Délicat aussi d'accepter des Ouïgours, alors que le premier ministre chinois vient d'effectuer une visite en Suisse, à l'occasion de laquelle les deux pays ont décidé de renforcer leurs liens économiques.
«Amnesty a raison, ces critères diplomatiques seront vraisemblablement appliqués», déplore Dick Marty, ex-rapporteur du Conseil de l'Europe sur les vols secrets de la CIA. «Mais on n'est pas aux soldes, on ne fait pas défiler différents pullovers pour choisir une couleur !», tonne-t-il. «Le geste humanitaire ne devrait jamais être conditionné à la politique», ajoute le conseiller aux Etats (PRD/TI).
Amnesty demande d'accueillir en priorité «les personnes déjà libérables. Et certaines d'entre elles le sont depuis plusieurs années, comme les Ouïgours», remarque Mme Schick. Amnesty considère aussi qu'il faut prendre en considération des personnes qui auraient besoin d'un traitement de réhabilitation pour les tortures subies», notant que la Suisse «a une bonne expertise dans ce domaine».
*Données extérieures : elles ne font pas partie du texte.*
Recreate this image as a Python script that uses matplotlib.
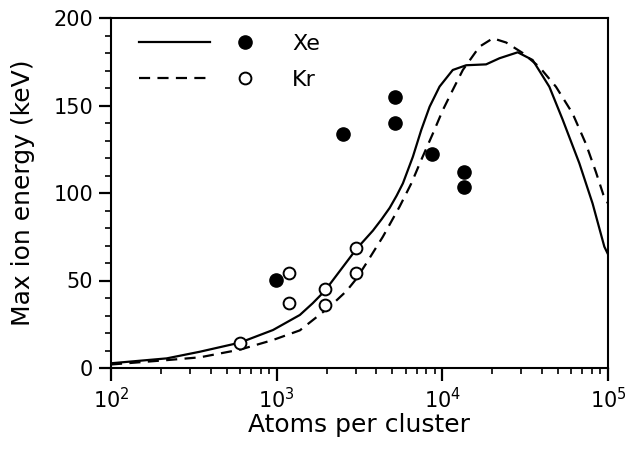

En novembre dernier, Berne avait rejeté la demande d'asile de trois anciens détenus, un Libyen, un Algérien et un Ouïgour, mais un recours a été déposé contre cette décision avec l'appui d'Amnesty.
Sollicité, le Département fédéral des affaires étrangères (DFAE) n'a pas souhaité s'exprimer «pour le moment sur le détail de ces critères» de choix.
En Europe, l'idée d'accueillir des détenus de Guantanamo ne provoque pas l'enthousiasme. Outre la Suisse, seuls le Portugal, la France, l'Espagne et l'Italie envisagent pour le moment d'y répondre positivement.